Eli and I were talking yesterday about this weird Summer that just ended. He said he and Sam were chatting and saying that it felt like our lives were put on hold for the past three months. We didn’t do any of the normal things we do in the Summer (boating, camping, hanging out) because when I wasn’t dealing with John’s treatment schedule, insurance claims, or the side effects from the clinical trial, I was head down working trying to keep my business afloat. Someone told me at the beginning of this journey that being the caregiver of a cancer patient is like a full time job. I didn’t really believe it at the time.
Trust me. It’s true. Only the other full time jobs in your life, like your ACTUAL job or your kids or your parents don’t go away.
It made me sad to hear that my boys noticed it as much as they did and that I had virtually no time to spend with either of them. It’s an unseen but very real side effect of Cancer and I won’t forget what it’s stolen from us this year. I’m determined to make up for that lost time as soon as possible.
Yesterday John started a new drug designed to disable the BRAF mutation in his cells and re-engage the “brakes” on cell development in his body. Because of this mutation, the tumor in his groin had grown much more quickly than it otherwise might have and we’ve been told that this drug could shrink it away to nothing (along with the spots on his liver, renal area, and lung) in a matter of weeks. That’s the great news.

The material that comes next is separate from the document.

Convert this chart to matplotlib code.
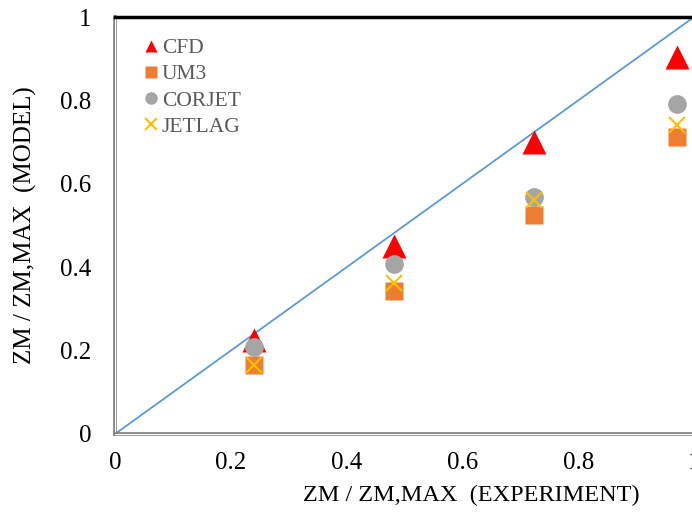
import matplotlib
matplotlib.use('Agg')
import matplotlib.pyplot as plt
import matplotlib.patheffects as pe

plt.rcParams['font.family'] = ['Liberation Serif', 'DejaVu Serif']

# data
exp_x = [0.240, 0.482, 0.724, 0.971]
cfd = [0.225, 0.451, 0.700, 0.905]
um3 = [0.166, 0.343, 0.525, 0.712]
corjet = [0.208, 0.408, 0.568, 0.791]
jetlag = [0.165, 0.363, 0.560, 0.742]
ticks = [0, 0.2, 0.4, 0.6, 0.8, 1.0]
tick_labels = ['0', '0.2', '0.4', '0.6', '0.8', '1']

fig = plt.figure(figsize=(6.92, 5.13), dpi=100)
ax = fig.add_axes([115 / 692, 79 / 513, 579 / 692, 417 / 513])

# 1:1 line
ax.plot([0, 1], [0, 1], color='#5B9BD5', lw=1.3, zorder=2)

ax.plot(exp_x, cfd, '^', color='#FF0000', ms=17.5, mec='none', label='CFD', zorder=3)
ax.plot(exp_x, um3, 's', color='#ED7D31', ms=13.5, mec='none', label='UM3', zorder=3)
ax.plot(exp_x, corjet, 'o', color='#A5A5A5', ms=13.5, mec='none', label='CORJET', zorder=3)
ax.plot(exp_x, jetlag, 'x', color='#FFC000', ms=12, mew=1.5, label='JETLAG', zorder=4)

ax.set_xlim(0, 1)
ax.set_ylim(0, 1)
ax.set_xticks(ticks)
ax.set_xticklabels(tick_labels)
ax.set_yticks(ticks)
ax.set_yticklabels(tick_labels)
ax.tick_params(length=0, labelsize=18)
ax.tick_params(axis='x', pad=13)
ax.tick_params(axis='y', pad=17)

# spines: thick black top, double gray left/bottom
ax.spines['top'].set_color('black')
ax.spines['top'].set_linewidth(2.5)
ax.spines['right'].set_visible(False)
for s in ['left', 'bottom']:
    ax.spines[s].set_color('white')
    ax.spines[s].set_linewidth(0.8)
    ax.spines[s].set_path_effects([pe.withStroke(linewidth=2.6, foreground='#808080')])

ax.set_xlabel('ZM / ZM,MAX  (EXPERIMENT)', fontsize=17.5)
ax.set_ylabel('ZM / ZM,MAX  (MODEL)', fontsize=18)
ax.xaxis.set_label_coords(0.615, -0.122)
ax.yaxis.set_label_coords(-0.135, 0.5)

leg = ax.legend(loc='upper left', bbox_to_anchor=(0.025, 0.985), frameon=False,
                fontsize=15.5, handlelength=0.6, handletextpad=0.2,
                labelspacing=0.28, borderaxespad=0.3)
for h in leg.legend_handles:
    h.set_markersize(9)
for t in leg.get_texts():
    t.set_color('#595959')

fig.savefig('out.png', dpi=100)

The not so great news is that this drug only lasts, on average, six to nine months and then his body will figure out what’s going on and override the message from the drug and the tumors will start growing again. So it’s a temporary result but one we’ll take for now because it buys us time.
I have to admit, the three weeks or so that he’s felt like himself again and hasn’t had to deal with any of the side effects of the immuno-therapy drugs has been so nice. Almost like a return to normal for us. There’s a little sadness about starting down the side effect road again (with this drug that means severe photo sensitivity, joint pain, fevers, and possible hair loss) but whatever it takes is what we’re committed to.
Tomorrow Johnny & I will celebrate our third wedding anniversary. We’ll spend the day together, just “being” with each other and savoring how sweet that is.
Life is a gift and the people you love are too. Tell them how important they are to you today. You’ll never regret taking that action.